THE HISTORICAL DEVELOPMENT OF THE
ANARCHIST DOCTRINE.


The Point of View of Anarchism.

"I have often been reproached with being the father of Anarchism. This is doing me too great an honour. The father of Anarchism is the immortal Proudhon, who expounded it for the first time in 1848."

Thus spoke Peter Kropotkin in his defence before the Correctional Tribunal of Lyons at his trial in January, 1883. As is frequently the case with my amiable compatriot, Kropotkin has here made a statement that is incorrect.
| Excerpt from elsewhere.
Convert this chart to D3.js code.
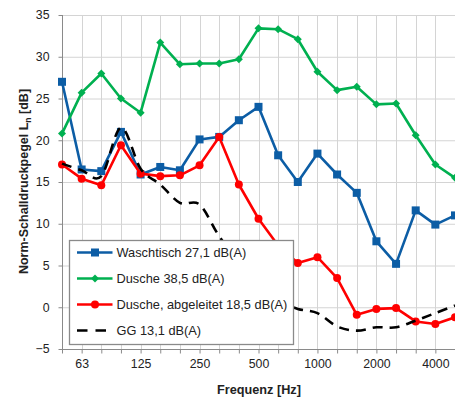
<!DOCTYPE html>
<html><head><meta charset="utf-8">
<script src="https://cdn.jsdelivr.net/npm/d3@7"></script>
<style>body{margin:0;background:#fff}svg{display:block}</style>
</head><body>
<script>
const categories = ["50","63","80","100","125","160","200","250","315","400","500","630","800","1000","1250","1600","2000","2500","3150","4000","5000"];
const xTickLabels = ["63","125","250","500","1000","2000","4000"];
const yTicks = [-5,0,5,10,15,20,25,30,35];
const waschtisch = [27.0,16.5,16.3,21.0,15.9,16.8,16.4,20.1,20.4,22.4,24.0,18.2,15.0,18.4,15.9,13.7,7.9,5.2,11.6,9.9,11.0];
const dusche = [20.8,25.7,28.0,25.0,23.3,31.7,29.1,29.2,29.2,29.7,33.4,33.3,32.1,28.2,26.0,26.4,24.3,24.4,20.6,17.1,15.5];
const duscheAbg = [17.1,15.4,14.6,19.4,16.0,15.7,15.8,17.0,20.4,14.7,10.6,7.4,5.3,6.0,3.5,-0.9,-0.2,-0.1,-1.7,-2.0,-1.2];
const gg = [17.2,16.4,15.7,21.5,16.6,14.7,12.5,12.3,8.5,5.5,2.8,0.8,-0.2,-0.7,-2.3,-2.8,-2.4,-2.4,-1.6,-0.7,0.2];
const seriesNames = ["Waschtisch 27,1 dB(A)","Dusche 38,5 dB(A)","Dusche, abgeleitet 18,5 dB(A)","GG 13,1 dB(A)"];

const W=455,H=401;
const svg=d3.select("body").append("svg").attr("width",W).attr("height",H);
const x=d3.scalePoint().domain(categories).range([62,455]);
const y=d3.scaleLinear().domain([-5,35]).range([349,15]);
const font="Liberation Sans, Arial, sans-serif";

// grid
svg.append("g").selectAll("line").data(yTicks).join("line")
  .attr("x1",62).attr("x2",W).attr("y1",d=>y(d)+0.5).attr("y2",d=>y(d)+0.5)
  .attr("stroke","#d4d4d4").attr("stroke-width",1);
svg.append("g").selectAll("line").data(categories.slice(1)).join("line")
  .attr("x1",d=>Math.round(x(d))+0.5).attr("x2",d=>Math.round(x(d))+0.5)
  .attr("y1",y(35)).attr("y2",y(-5))
  .attr("stroke","#d4d4d4").attr("stroke-width",1);

// axes
const xAxis=d3.axisBottom(x).tickSize(4).tickFormat(d=>xTickLabels.includes(d)?d:"");
const gx=svg.append("g").attr("transform",`translate(0,${y(-5)+0.5})`).call(xAxis);
gx.select(".domain").attr("stroke","#8a8a8a").attr("d",`M62,0H${W}`);
gx.selectAll(".tick line").attr("stroke","#8a8a8a");
gx.selectAll(".tick text").attr("font-family",font).attr("font-size","12.3px").attr("fill","#222").attr("dy","0.9em");

const yAxis=d3.axisLeft(y).tickValues(yTicks).tickSize(4).tickPadding(9);
const gy=svg.append("g").attr("transform","translate(62.5,0)").call(yAxis);
gy.select(".domain").attr("stroke","#8a8a8a").attr("d",`M0,${y(35)}V${y(-5)+0.5}`);
gy.selectAll(".tick line").attr("stroke","#8a8a8a");
gy.selectAll(".tick text").attr("font-family",font).attr("font-size","12.3px").attr("fill","#222");

// titles
svg.append("text").attr("x",259).attr("y",394).attr("text-anchor","middle")
  .attr("font-family",font).attr("font-weight","bold").attr("font-size","12.7px").attr("fill","#222")
  .text("Frequenz [Hz]");
const yt=svg.append("text").attr("transform","translate(28,181.5) rotate(-90)").attr("text-anchor","middle")
  .attr("font-family",font).attr("font-weight","bold").attr("font-size","12.5px").attr("fill","#222");
yt.append("tspan").text("Norm-Schalldruckpegel L");
yt.append("tspan").attr("font-size","8.5px").attr("dy","3").text("n");
yt.append("tspan").attr("dy","-3").text(" [dB]");

// series
const series=[
  {vals:waschtisch,color:"#0c5da5",marker:"square"},
  {vals:dusche,color:"#00b050",marker:"diamond"},
  {vals:duscheAbg,color:"#ff0000",marker:"circle"},
  {vals:gg,color:"#000000",marker:null,dash:"10,7",smooth:true}
];
function drawMarker(g,type,cx,cy,color){
  if(type==="square") g.append("rect").attr("x",cx-4).attr("y",cy-4).attr("width",8).attr("height",8).attr("fill",color);
  else if(type==="circle") g.append("circle").attr("cx",cx).attr("cy",cy).attr("r",4).attr("fill",color);
  else if(type==="diamond") g.append("path").attr("d",`M${cx},${cy-4}L${cx+4},${cy}L${cx},${cy+4}L${cx-4},${cy}Z`).attr("fill",color);
}
// draw GG first? Order in Excel: series order; GG drawn last
series.forEach(s=>{
  const line=d3.line().x((d,i)=>x(categories[i])).y(d=>y(d));
  if(s.smooth) line.curve(d3.curveCatmullRom.alpha(0));
  svg.append("path").datum(s.vals).attr("d",line).attr("fill","none")
    .attr("stroke",s.color).attr("stroke-width",2.6).attr("stroke-linejoin","round")
    .attr("stroke-dasharray",s.dash||null);
  if(s.marker){
    const g=svg.append("g");
    s.vals.forEach((v,i)=>drawMarker(g,s.marker,x(categories[i]),y(v),s.color));
  }
});

// legend
const lg=svg.append("g");
lg.append("rect").attr("x",69.5).attr("y",240.5).attr("width",224).attr("height",104)
  .attr("fill","#fff").attr("stroke","#8a8a8a").attr("stroke-width",1.3);
const rowsY=[252.5,278.5,304.5,330.5];
series.forEach((s,i)=>{
  const yy=rowsY[i];
  lg.append("line").attr("x1",77).attr("x2",112.5).attr("y1",yy).attr("y2",yy)
    .attr("stroke",s.color).attr("stroke-width",2.6).attr("stroke-dasharray",s.dash?"10.5,8":null);
  if(s.marker) drawMarker(lg,s.marker,95,yy,s.color);
  lg.append("text").attr("x",116.5).attr("y",yy).attr("dy","0.35em")
    .attr("font-family",font).attr("font-size","12.8px").attr("fill","#222").text(seriesNames[i]);
});
</script>
</body></html>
For "the first time" Proudhon spoke of Anarchism was in his celebrated book "Qu'est-ce que le Propriété, ou Recherches sur le principe du droit et du Gouvernement," the first edition of which had already appeared in 1840. It is true that he "expounds" very little of it here; he only devotes a few pages to it.[1] And before he set about expounding the Anarchist theory "in 1848," the job had already been done by a German, Max Stirner (the pseudonym of Caspar Schmidt) in 1845, in his book "Der Einzige und sein Eigenthum."[2] Max Stirner has therefore a well defined claim to be the father of Anarchism. "Immortal" or not, it is by him that the theory was "expounded" for the first time.

Max Stirner.

The Anarchist theory of Max Stirner has been called a caricature of the "philosophy of religion" of Ludwig Feuerbach. It is thus, e.g. that Ueberweg in his "Grundzüge der Geschichte der Philosophie," (3rd. part, "Philosophie


  1. See pages 295–305 of the 1841 edition.
  2. "The Individual and his Property."